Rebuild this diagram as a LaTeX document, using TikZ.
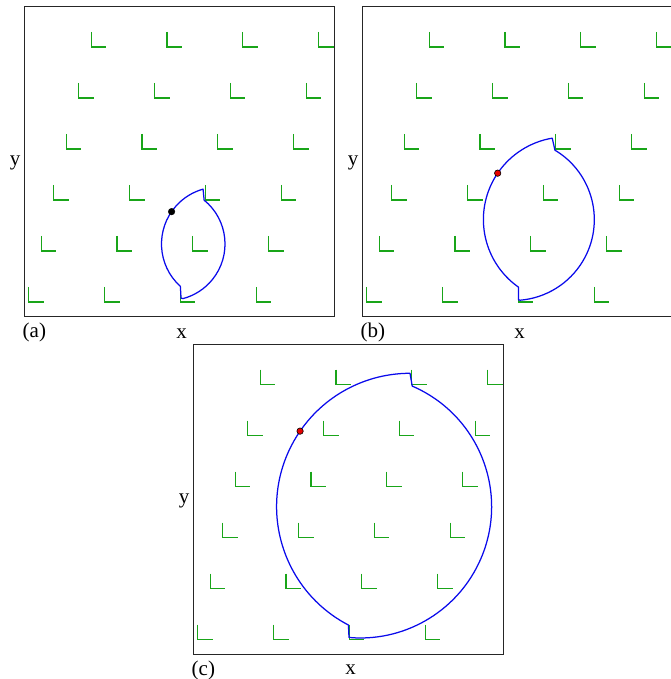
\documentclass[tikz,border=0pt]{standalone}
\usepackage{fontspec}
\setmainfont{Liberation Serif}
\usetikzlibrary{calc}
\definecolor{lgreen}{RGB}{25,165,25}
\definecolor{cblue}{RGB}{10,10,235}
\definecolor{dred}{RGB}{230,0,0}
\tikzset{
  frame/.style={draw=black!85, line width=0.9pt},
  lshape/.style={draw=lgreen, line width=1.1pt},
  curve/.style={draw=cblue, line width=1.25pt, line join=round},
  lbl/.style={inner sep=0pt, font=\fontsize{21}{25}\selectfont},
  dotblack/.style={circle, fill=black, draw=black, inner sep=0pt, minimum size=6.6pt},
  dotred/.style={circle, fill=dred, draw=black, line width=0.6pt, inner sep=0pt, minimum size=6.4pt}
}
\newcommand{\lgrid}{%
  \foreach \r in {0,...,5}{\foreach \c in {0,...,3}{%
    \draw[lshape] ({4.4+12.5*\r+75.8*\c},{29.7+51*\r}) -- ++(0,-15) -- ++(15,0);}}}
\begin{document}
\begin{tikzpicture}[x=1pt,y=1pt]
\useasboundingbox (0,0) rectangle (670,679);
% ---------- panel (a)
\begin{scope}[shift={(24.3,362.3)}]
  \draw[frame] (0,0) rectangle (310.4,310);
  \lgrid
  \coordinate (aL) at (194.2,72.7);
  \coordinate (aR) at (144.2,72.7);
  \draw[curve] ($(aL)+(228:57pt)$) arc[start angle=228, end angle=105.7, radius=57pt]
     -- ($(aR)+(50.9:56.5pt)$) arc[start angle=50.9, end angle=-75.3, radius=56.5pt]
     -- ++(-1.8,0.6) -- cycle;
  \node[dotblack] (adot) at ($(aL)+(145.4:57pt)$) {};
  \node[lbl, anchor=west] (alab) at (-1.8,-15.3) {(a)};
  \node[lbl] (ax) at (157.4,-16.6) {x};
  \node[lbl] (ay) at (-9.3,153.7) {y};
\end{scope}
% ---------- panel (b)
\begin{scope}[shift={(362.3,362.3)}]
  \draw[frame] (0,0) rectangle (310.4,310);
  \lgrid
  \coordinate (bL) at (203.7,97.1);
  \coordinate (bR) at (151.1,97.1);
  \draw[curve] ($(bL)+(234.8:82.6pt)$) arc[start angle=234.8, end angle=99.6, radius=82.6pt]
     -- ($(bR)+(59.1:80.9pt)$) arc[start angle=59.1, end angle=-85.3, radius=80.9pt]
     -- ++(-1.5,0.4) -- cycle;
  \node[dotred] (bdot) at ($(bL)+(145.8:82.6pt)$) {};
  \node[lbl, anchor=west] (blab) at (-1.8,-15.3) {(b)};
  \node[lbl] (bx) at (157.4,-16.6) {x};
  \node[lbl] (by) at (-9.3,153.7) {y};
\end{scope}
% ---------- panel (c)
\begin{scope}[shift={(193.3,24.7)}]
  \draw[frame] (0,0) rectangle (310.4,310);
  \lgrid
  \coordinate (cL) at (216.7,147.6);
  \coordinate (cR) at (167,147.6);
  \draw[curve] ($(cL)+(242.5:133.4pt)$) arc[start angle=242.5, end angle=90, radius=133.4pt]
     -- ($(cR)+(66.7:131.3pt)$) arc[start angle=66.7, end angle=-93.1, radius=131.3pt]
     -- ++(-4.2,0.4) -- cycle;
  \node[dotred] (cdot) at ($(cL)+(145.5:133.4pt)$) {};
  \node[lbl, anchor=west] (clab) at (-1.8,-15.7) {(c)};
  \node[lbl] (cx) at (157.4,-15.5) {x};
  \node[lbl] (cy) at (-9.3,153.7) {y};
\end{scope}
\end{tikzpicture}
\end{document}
____
TASK TO CARRY OUT | Leave the pictures out and output the rest of the listing exactly.

RESULT OF THE TASK |
Rebuild this diagram as a LaTeX document, using TikZ.
\documentclass[tikz,border=0pt]{standalone}
\usepackage{fontspec}
\setmainfont{Liberation Serif}
\usetikzlibrary{calc}
\definecolor{lgreen}{RGB}{25,165,25}
\definecolor{cblue}{RGB}{10,10,235}
\definecolor{dred}{RGB}{230,0,0}
\tikzset{
  frame/.style={draw=black!85, line width=0.9pt},
  lshape/.style={draw=lgreen, line width=1.1pt},
  curve/.style={draw=cblue, line width=1.25pt, line join=round},
  lbl/.style={inner sep=0pt, font=\fontsize{21}{25}\selectfont},
  dotblack/.style={circle, fill=black, draw=black, inner sep=0pt, minimum size=6.6pt},
  dotred/.style={circle, fill=dred, draw=black, line width=0.6pt, inner sep=0pt, minimum size=6.4pt}
}
\newcommand{\lgrid}{%
  \foreach \r in {0,...,5}{\foreach \c in {0,...,3}{%
    \draw[lshape] ({4.4+12.5*\r+75.8*\c},{29.7+51*\r}) -- ++(0,-15) -- ++(15,0);}}}
\begin{document}
\begin{tikzpicture}[x=1pt,y=1pt]
\useasboundingbox (0,0) rectangle (670,679);
% ---------- panel (a)
\begin{scope}[shift={(24.3,362.3)}]
  \draw[frame] (0,0) rectangle (310.4,310);
  \lgrid
  \coordinate (aL) at (194.2,72.7);
  \coordinate (aR) at (144.2,72.7);
  \draw[curve] ($(aL)+(228:57pt)$) arc[start angle=228, end angle=105.7, radius=57pt]
     -- ($(aR)+(50.9:56.5pt)$) arc[start angle=50.9, end angle=-75.3, radius=56.5pt]
     -- ++(-1.8,0.6) -- cycle;
  \node[dotblack] (adot) at ($(aL)+(145.4:57pt)$) {};
  \node[lbl, anchor=west] (alab) at (-1.8,-15.3) {(a)};
  \node[lbl] (ax) at (157.4,-16.6) {x};
  \node[lbl] (ay) at (-9.3,153.7) {y};
\end{scope}
% ---------- panel (b)
\begin{scope}[shift={(362.3,362.3)}]
  \draw[frame] (0,0) rectangle (310.4,310);
  \lgrid
  \coordinate (bL) at (203.7,97.1);
  \coordinate (bR) at (151.1,97.1);
  \draw[curve] ($(bL)+(234.8:82.6pt)$) arc[start angle=234.8, end angle=99.6, radius=82.6pt]
     -- ($(bR)+(59.1:80.9pt)$) arc[start angle=59.1, end angle=-85.3, radius=80.9pt]
     -- ++(-1.5,0.4) -- cycle;
  \node[dotred] (bdot) at ($(bL)+(145.8:82.6pt)$) {};
  \node[lbl, anchor=west] (blab) at (-1.8,-15.3) {(b)};
  \node[lbl] (bx) at (157.4,-16.6) {x};
  \node[lbl] (by) at (-9.3,153.7) {y};
\end{scope}
% ---------- panel (c)
\begin{scope}[shift={(193.3,24.7)}]
  \draw[frame] (0,0) rectangle (310.4,310);
  \lgrid
  \coordinate (cL) at (216.7,147.6);
  \coordinate (cR) at (167,147.6);
  \draw[curve] ($(cL)+(242.5:133.4pt)$) arc[start angle=242.5, end angle=90, radius=133.4pt]
     -- ($(cR)+(66.7:131.3pt)$) arc[start angle=66.7, end angle=-93.1, radius=131.3pt]
     -- ++(-4.2,0.4) -- cycle;
  \node[dotred] (cdot) at ($(cL)+(145.5:133.4pt)$) {};
  \node[lbl, anchor=west] (clab) at (-1.8,-15.7) {(c)};
  \node[lbl] (cx) at (157.4,-15.5) {x};
  \node[lbl] (cy) at (-9.3,153.7) {y};
\end{scope}
\end{tikzpicture}
\end{document}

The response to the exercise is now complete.